One of the dopiest things I ever heard from a self help guru is that your momentum should be "effortless".
I agree that removing obstacles to momentum is a good thing, but momentum is never effortless.
When I had all my exercise equipment in a storage building behind my house, I stopped using it. I brought the weights and elliptical machine into the studio, and suddenly started using them again. Having it here, easy to access and in my face made it easier to commit to. That didn't make my momentum effortless, it just created an environment for momentum to be easier to achieve.
This is so important because momentum can be easy to break. My diet is harder to stick to when I'm traveling. My exercise program goes out the window when I'm on deadline. As a freelancer and as someone with chronic illness, momentum is harder because I never know when something's going to throw a spanner in my wheels.

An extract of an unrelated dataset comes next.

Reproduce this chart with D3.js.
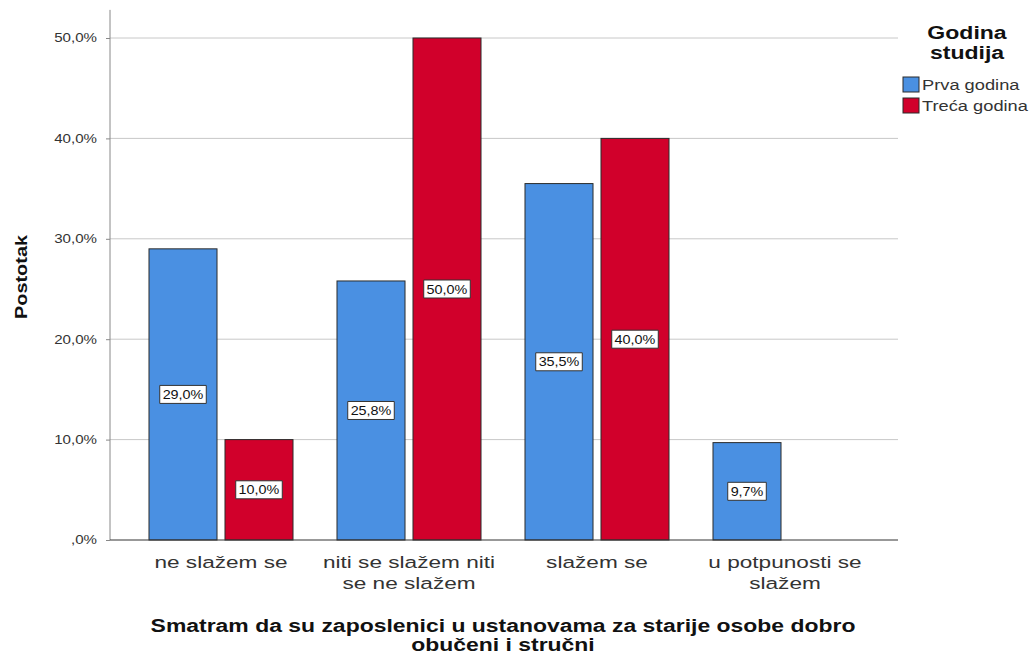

That exercise equipment in my studio?
Eventually it became eye furniture and I stopped using it. Now I go to the gym.
Go figure.
I don't know anyone who doesn't struggle with momentum, getting it and keeping it going. And you probably wouldn't be reading this if you weren't a little bit dissatisfied with it. Dissatisfaction can be very motivating. But it can also tip right over into overwhelm, which for me, and I'm sure for many others, is a major mind obstacle.
The good news is no matter how high you have to climb back up out of whatever hole you're in, one step at a time is how everyone in the world gets somewhere. One step at a time can work for you, too.
Here are the things you need to do to get the momentum to get moving.
1: Establish Clear Goals
"I want to feel better" or "I want to be rich" or "I want to be a rock star" are goals, but they're not clear. They're magical thinking totems.
"I want to create a realistic fitness routine and be healthier and lose twenty pounds and keep it off," is a clear goal. "I want to complete a 100 page graphic novel by December," is a clear goal.
Clarity is power. Overwhelm and generality drowns clarity. Keep goals clear.
2: Take Decisive Action
Start small and build. Commit to modest, achievable goals for 7 days and build on them. They can be anything, like cleaning out the fridge, or taking out the trash daily, or walking for 15 minutes a day, or writing that novel for a half hour a day.
Do-able, positive, moving forward goals that can make small differences you can build on create momentum. And that momentum can help you move forward on bigger things.
3: Pay Attention
As someone who spends a lot of time living in my head, paying attention can be a challenge. I go down the rabbit hole. What, I didn't exercise for three weeks? Has it been that long? Oops, I forgot all about that assignment. I never followed up on that email. Is that project I'm working on actually doing well or am I living in a delusional fog?
How are others responding to you and what you do? What you say? Are you actually paying attention to the value of the contributions you make to a project, or are you just so invested in your forward energy, you are walking right past all your problems?
4: Change Your Approach
Don't become married to a process, an idea, a thing. Change is good. Mistakes are good. You can learn from mistakes. Be open to altering your approach at all times. Routine is good...but is it the best routine it can be? Flexibility is key. Be willing to change anything.
Touting the value of routine while also touting being open to change may seem contradictory. But routine is for the things that should make your day go smoothly and to make the things you need to focus on easily accessible.
You shouldn't be putting life energy into figuring out how to do basics every day. Energy should go into your creative works, your more challenging goals. You don't want to fritter away time trying to find socks, or remember where you put a file. Put the small stuff on the autopilot of routine to allow your mind to process the big stuff.
5: Role Model
There's no need to reinvent the wheel every time you do something new to you. There are plenty of people out there who are probably already doing what you want to do. Study them.
Don't feel you must copy them: they may be wrong, or their process may simply not work for you. But there is no reason you can't pick and choose from one person's approach while picking and choosing from yet another person's approach.
Find out who is doing what you think will work for you and study that. Then format it to your needs.
6: Today's Goal
Journaling is good, and motivational journaling is best when you write things down by hand. You remember things better when you do.
Write down two things that would improve your life today if you were to take action on them.
I don't mean you need to immediately achieve world peace or get your own biplane. I mean two things you've been putting off that would make your life better.
I don't care if it's finally dealing with that pile of laundry, or cleaning out the fridge. Maybe it's reading that good book you bought six months ago and kept in a stack and didn't enjoy because you keep putting it off. Maybe it's making a phone call you've been delaying.
Write these things down in your journal.
NOW immediately DO WHAT YOU NEED TO DO.
Do not wait. Go do it.
If you can do this small thing...you can do bigger things.
So, go do the small thing.
My ego tells me I have to write X many pages per day or I'm a worthless fraud. Then I read something another writer wrote, where he admits to writing about 100 words a day and sometimes feeling frustrated because he can't write at all--overwhelmed, tired, burned out, whatever. When I think about writing 100 words, it seems easy, which is when I realize I just feel overwhelmed. So I go write 100 easy words and then add 700 more without thinking too much about it, which is both joyful and disturbing in equal measure. Small-small.
This is very valuable. Thanks very much for this!